-- BEGIN --

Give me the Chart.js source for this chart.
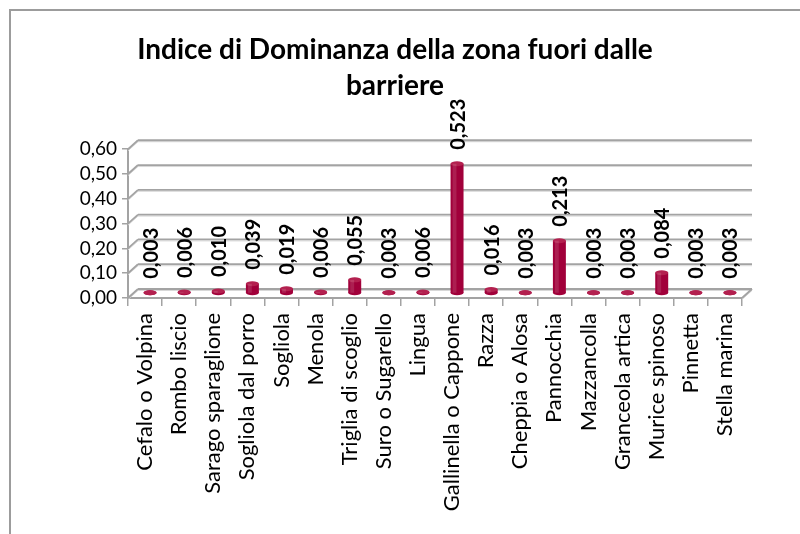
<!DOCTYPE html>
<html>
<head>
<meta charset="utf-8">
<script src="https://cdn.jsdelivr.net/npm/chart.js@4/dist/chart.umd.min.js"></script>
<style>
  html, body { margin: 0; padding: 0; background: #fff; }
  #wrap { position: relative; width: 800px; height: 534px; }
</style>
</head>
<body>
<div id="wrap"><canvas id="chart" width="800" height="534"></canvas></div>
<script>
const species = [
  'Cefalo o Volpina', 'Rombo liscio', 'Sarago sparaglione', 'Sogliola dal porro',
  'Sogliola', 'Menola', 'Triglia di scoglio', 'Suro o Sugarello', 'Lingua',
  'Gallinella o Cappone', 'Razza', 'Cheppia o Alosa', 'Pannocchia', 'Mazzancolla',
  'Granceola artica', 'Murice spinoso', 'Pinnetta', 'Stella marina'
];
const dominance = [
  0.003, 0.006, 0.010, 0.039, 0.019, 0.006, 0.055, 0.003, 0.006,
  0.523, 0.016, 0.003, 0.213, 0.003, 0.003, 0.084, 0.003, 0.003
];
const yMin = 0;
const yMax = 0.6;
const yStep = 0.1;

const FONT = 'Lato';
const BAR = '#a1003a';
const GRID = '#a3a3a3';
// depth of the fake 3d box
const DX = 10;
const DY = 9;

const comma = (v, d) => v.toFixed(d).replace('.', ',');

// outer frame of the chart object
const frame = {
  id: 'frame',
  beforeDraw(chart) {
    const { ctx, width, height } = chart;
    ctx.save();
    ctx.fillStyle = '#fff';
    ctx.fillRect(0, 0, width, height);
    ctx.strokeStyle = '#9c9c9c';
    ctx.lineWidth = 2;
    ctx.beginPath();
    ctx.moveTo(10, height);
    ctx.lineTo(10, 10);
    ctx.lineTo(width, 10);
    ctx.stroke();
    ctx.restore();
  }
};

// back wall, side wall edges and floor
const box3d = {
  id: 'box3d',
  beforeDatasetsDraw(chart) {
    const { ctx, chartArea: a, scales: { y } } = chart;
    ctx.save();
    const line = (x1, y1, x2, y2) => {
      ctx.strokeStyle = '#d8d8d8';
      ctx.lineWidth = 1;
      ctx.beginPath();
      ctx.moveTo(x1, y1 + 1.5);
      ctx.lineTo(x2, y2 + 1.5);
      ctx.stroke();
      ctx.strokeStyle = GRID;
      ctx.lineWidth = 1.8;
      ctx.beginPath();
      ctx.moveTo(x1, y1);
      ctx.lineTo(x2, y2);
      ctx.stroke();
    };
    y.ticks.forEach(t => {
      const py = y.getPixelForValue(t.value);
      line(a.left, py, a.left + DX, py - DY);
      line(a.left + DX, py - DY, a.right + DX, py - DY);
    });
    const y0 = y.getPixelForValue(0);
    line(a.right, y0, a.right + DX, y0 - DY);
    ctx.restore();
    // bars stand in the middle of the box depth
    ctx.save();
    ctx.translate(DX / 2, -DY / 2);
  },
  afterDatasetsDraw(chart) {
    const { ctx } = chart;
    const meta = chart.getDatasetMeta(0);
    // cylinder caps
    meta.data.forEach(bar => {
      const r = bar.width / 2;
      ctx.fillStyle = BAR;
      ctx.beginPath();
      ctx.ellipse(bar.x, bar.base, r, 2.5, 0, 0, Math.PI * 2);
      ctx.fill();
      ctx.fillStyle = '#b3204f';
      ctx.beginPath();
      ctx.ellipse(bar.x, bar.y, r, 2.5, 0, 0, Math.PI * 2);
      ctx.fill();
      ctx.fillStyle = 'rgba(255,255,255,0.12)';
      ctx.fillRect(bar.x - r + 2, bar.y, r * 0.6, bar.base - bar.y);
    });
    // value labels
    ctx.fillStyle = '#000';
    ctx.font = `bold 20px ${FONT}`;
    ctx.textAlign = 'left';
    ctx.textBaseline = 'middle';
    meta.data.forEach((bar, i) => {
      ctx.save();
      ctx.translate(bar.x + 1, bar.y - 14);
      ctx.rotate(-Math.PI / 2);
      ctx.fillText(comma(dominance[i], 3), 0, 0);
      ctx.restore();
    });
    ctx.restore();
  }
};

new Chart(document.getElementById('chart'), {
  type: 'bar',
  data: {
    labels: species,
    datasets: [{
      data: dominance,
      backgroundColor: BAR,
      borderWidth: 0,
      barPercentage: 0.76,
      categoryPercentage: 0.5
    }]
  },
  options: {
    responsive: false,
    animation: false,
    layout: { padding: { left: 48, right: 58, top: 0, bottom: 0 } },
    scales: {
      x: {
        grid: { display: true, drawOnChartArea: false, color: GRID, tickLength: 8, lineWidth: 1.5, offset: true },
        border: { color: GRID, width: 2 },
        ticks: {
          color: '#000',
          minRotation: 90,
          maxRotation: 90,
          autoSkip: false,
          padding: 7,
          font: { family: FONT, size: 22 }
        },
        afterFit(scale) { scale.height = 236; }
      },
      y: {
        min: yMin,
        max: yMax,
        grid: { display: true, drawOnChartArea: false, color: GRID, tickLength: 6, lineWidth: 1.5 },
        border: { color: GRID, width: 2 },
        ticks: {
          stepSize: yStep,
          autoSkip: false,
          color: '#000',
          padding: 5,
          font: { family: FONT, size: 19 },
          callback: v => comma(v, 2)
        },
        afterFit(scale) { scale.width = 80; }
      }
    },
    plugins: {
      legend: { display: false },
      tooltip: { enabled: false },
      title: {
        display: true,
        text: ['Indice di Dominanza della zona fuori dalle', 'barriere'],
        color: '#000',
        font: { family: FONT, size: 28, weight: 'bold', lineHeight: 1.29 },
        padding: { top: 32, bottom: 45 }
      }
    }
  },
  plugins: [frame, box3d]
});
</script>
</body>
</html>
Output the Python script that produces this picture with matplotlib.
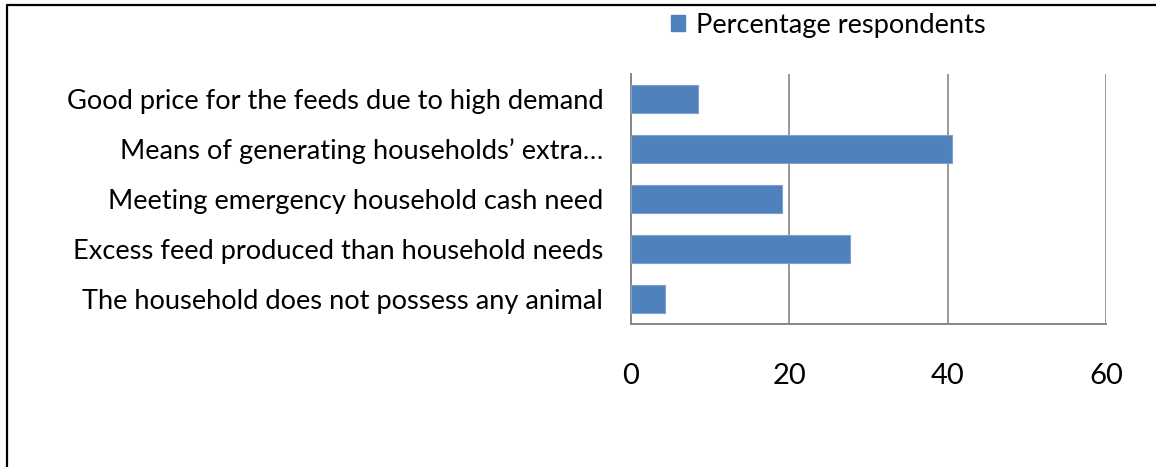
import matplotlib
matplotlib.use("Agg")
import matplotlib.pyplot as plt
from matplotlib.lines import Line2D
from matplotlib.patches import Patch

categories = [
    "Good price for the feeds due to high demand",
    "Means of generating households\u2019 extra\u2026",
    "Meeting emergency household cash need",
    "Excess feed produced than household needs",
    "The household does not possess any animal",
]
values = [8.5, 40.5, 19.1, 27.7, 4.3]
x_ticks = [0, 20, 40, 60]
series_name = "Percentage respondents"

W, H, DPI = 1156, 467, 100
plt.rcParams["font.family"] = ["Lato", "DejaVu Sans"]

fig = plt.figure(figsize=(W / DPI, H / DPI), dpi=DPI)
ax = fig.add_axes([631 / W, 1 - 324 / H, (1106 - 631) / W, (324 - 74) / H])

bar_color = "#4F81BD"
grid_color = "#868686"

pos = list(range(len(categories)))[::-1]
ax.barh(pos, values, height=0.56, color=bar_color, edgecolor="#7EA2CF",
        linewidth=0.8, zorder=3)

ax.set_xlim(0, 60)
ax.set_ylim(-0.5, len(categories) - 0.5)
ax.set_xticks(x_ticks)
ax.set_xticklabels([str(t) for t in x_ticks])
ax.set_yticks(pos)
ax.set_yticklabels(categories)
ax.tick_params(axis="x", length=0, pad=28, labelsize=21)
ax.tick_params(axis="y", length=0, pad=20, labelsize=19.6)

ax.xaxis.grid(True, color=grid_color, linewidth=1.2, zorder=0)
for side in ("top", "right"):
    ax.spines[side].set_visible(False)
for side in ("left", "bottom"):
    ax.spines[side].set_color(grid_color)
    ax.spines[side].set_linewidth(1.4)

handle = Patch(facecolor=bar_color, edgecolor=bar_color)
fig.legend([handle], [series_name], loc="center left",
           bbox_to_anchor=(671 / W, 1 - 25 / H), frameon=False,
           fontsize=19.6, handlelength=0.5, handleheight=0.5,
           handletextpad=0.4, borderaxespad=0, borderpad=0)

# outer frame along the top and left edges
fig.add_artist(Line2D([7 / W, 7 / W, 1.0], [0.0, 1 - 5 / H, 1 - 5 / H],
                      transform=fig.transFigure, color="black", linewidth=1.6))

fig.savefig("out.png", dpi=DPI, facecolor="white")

-- END --
-- BEGIN --

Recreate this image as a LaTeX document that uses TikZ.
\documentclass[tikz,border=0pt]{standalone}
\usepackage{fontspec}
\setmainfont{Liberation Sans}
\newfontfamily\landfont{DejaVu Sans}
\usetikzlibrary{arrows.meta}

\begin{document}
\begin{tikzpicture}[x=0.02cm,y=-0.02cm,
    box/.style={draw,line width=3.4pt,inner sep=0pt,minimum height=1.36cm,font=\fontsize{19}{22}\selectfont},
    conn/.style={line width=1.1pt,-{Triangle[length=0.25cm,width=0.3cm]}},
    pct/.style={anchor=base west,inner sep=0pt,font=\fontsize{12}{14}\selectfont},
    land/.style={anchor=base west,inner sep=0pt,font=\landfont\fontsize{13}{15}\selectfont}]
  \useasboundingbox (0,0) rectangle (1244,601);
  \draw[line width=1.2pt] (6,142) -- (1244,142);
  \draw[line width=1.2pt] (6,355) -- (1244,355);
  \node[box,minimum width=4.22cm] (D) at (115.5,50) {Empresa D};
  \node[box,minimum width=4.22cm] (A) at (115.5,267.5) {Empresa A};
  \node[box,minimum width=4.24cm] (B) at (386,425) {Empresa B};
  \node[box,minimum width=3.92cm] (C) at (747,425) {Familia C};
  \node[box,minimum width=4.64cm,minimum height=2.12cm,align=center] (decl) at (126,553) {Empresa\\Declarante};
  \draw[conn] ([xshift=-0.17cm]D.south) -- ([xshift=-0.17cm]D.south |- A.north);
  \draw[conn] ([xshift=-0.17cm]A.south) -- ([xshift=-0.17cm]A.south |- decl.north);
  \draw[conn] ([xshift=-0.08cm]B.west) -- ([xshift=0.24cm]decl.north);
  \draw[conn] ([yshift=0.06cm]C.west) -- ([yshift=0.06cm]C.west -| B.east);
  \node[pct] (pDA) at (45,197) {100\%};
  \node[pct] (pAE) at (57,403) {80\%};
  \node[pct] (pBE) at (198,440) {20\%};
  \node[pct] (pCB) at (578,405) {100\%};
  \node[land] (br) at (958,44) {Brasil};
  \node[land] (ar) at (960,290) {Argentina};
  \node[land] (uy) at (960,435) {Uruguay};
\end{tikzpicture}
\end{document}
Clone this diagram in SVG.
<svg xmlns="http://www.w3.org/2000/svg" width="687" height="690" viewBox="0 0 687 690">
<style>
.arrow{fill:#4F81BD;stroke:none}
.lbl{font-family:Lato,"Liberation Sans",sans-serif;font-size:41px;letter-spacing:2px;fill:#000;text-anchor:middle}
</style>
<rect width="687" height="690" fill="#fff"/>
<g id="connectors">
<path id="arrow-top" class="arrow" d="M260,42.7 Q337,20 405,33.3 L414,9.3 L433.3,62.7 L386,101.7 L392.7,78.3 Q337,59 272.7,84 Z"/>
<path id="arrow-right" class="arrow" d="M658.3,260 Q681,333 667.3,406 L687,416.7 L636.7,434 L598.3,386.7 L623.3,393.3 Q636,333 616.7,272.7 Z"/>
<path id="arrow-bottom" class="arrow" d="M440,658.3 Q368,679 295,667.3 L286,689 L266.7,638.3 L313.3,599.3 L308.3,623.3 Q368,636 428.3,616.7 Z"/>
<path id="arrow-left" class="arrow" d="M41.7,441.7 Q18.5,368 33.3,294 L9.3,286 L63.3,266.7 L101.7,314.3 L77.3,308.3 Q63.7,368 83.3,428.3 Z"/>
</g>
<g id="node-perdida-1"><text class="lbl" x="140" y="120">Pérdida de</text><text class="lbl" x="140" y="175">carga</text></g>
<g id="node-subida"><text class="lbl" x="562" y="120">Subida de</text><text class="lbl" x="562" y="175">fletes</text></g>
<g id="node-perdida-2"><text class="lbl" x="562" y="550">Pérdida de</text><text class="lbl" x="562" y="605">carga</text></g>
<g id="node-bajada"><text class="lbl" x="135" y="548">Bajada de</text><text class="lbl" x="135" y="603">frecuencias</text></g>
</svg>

-- END --

• Aim: Begin with the line that contains "Output the Python" and end with the line that contains "from matplotlib.patches import Patch"; write out both and all lines between exactly, but no pictures.

• Response:
Output the Python script that produces this picture with matplotlib.
import matplotlib
matplotlib.use("Agg")
import matplotlib.pyplot as plt
from matplotlib.lines import Line2D
from matplotlib.patches import Patch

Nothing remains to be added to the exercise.